A pesar de la hora turbulenta, Lucian tuvo una infancia estable en un hogar acomodado y fue educado en internados británicos donde probó ser un alumno díscolo y más afín a los caballos que a los libros. Así fue forjándose una fama de animal silvestre, un poco dado a la timidez y algo exhibicionista, al mismo tiempo. Sus cualidades artísticas eran evidentes y hacia allí dirigió su formación, aunque en el fondo de su creatividad había un cierto rechazo por lo convencional y una exploración de su individualidad expresiva. El pintor en busca de su estilo, la persona en busca de su esencia.

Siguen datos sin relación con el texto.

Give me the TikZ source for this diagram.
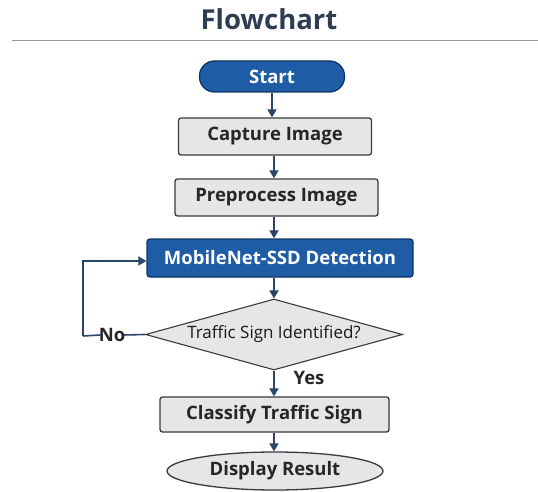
\documentclass[tikz,border=0pt]{standalone}
\usepackage{fontspec}
\setmainfont{Open Sans}
\usetikzlibrary{shapes.geometric,arrows.meta}
\definecolor{navy}{HTML}{2B4566}
\definecolor{bluefill}{HTML}{1F5CA6}
\definecolor{blueedge}{HTML}{0F3566}
\definecolor{grayfill}{HTML}{E6E6E8}
\definecolor{grayedge}{HTML}{3A3A3A}
\definecolor{titlecol}{HTML}{2E3D52}
\tikzset{
  every node/.style={font=\bfseries\fontsize{18.5}{22}\selectfont, inner sep=0pt},
  procbox/.style={draw=grayedge, line width=1.3pt, fill=grayfill, rounded corners=2.5pt, text=black!85},
  bluebox/.style={draw=blueedge, line width=1.3pt, fill=bluefill, rounded corners=3pt, text=white},
  decbox/.style={diamond, aspect=3.6, draw=grayedge, line width=1.1pt, fill=grayfill, text=black!90, font=\fontsize{17}{20}\selectfont},
  endbox/.style={ellipse, draw=grayedge, line width=1.3pt, fill=grayfill, text=black!85},
  flow/.style={draw=navy, line width=1.8pt, -{Triangle[length=8pt,width=9pt]}},
  plain/.style={draw=navy, line width=1.6pt}
}
\begin{document}
\begin{tikzpicture}[x=1pt,y=-1pt]
\useasboundingbox (0,0) rectangle (538,492);
\node (title) at (269,19) {\textcolor{titlecol}{\fontsize{27.5}{32}\selectfont Flowchart}};
\coordinate (hl) at (12,40.5);
\coordinate (hr) at (538,40.5);
\draw[draw=gray!80, line width=1.2pt] (hl) -- (hr);

\node[bluebox, rounded corners=15pt, minimum width=145pt, minimum height=31pt] (start) at (272,76.5) {Start};
\node[procbox, minimum width=193pt, minimum height=37pt] (cap) at (275,136.5) {Capture Image};
\node[procbox, minimum width=203pt, minimum height=37pt] (pre) at (276.5,197.5) {Preprocess Image};
\node[bluebox, minimum width=266pt, minimum height=38pt] (det) at (280,258) {MobileNet-SSD Detection};
\node[decbox, minimum width=257pt, minimum height=71pt] (dec) at (274,334.5) {Traffic Sign Identified?};
\node[procbox, minimum width=229pt, minimum height=35pt] (cls) at (274.5,414.5) {Classify Traffic Sign};
\node[endbox, minimum width=216pt, minimum height=38pt] (disp) at (275,471) {Display Result};

\draw[flow] (start.south -| 272,0) -- (cap.north -| 272,0);
\draw[flow] (cap.south -| 274,0) -- (pre.north -| 274,0);
\draw[flow] (pre.south -| 274,0) -- (det.north -| 274,0);
\draw[flow] (det.south -| 274,0) -- (dec.north);
\draw[flow] (dec.south) -- (cls.north -| dec.south);
\draw[flow] (cls.south -| 274,0) -- (disp.north -| 274,0);

\node (no) at (112,335) {\textcolor{black!85}{No}};
\node (yes) at (309,378) {\textcolor{black!85}{Yes}};
\coordinate (c1) at (83,336);
\coordinate (c2) at (83,261);
\draw[plain] (dec.west) -- ([xshift=-2pt]no.east);
\draw[plain] ([xshift=2pt]no.west) -- (c1);
\draw[flow] (c1) -- (c2) -- (c2 -| det.west);
\end{tikzpicture}
\end{document}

A partir de entonces, se robustece su vivo interés por pintar cuerpos en reposo, pinceladas empastadas y gruesas, lanzadas en un cuidado vértigo, sin la menor vergüenza por mostrar lo desagradable, lo ominoso, incluso lo decadente. Un realismo descarnado, provocador, naturalista hasta el límite del buen gusto, rayano en lo grotesco, que deja traslucir una devoción por lo sincero. Y lo sincero en arte implica admitir que hay una porción de la realidad que el artista desconoce.

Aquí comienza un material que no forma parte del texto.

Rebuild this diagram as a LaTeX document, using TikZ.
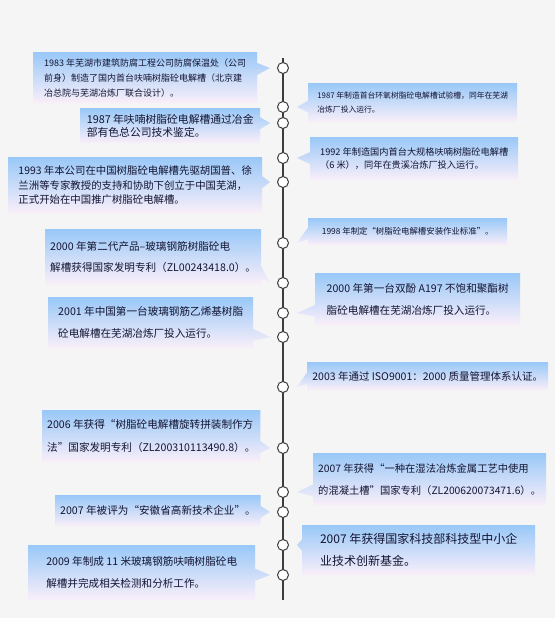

Freud acepta esa limitación existencial y propone al receptor completar la historia, si es que puede. Por eso su arte es perturbador. Porque tampoco el receptor es capaz de saberlo todo, de entenderlo todo, de aceptar que quizá en lo feo haya algo de belleza. ¿En qué abismo se sumergen esos cuerpos ensimismados en un sueño real o aparente? ¿Por qué sonríen o permanecen serios? ¿Qué función estética o simbólica ?si es que la hay? cumple Pluto, el galgo inglés? ¿Qué busca el artista en esa exposición a veces cruel de tanta carne abierta al ojo ajeno, exhibida en absoluta libertad, cómoda, sin pudor, sin delicadeza? ¿Acaso nos recuerda lo que hacemos y somos cuando nadie nos ve?

El Freud setentón que se anima a retratar a la reina sin ser complaciente es el artista consagrado que ya ha recibido todas las alabanzas y todas las críticas, que no necesita probarse y está en el apogeo de su madurez. Lucian Freud murió en Londres una década más tarde, el 20 de julio de 2011. A través de su arte logró la casi proeza de escapar al influjo de su ilustre apellido y fue ?es? mucho más que “el nieto”.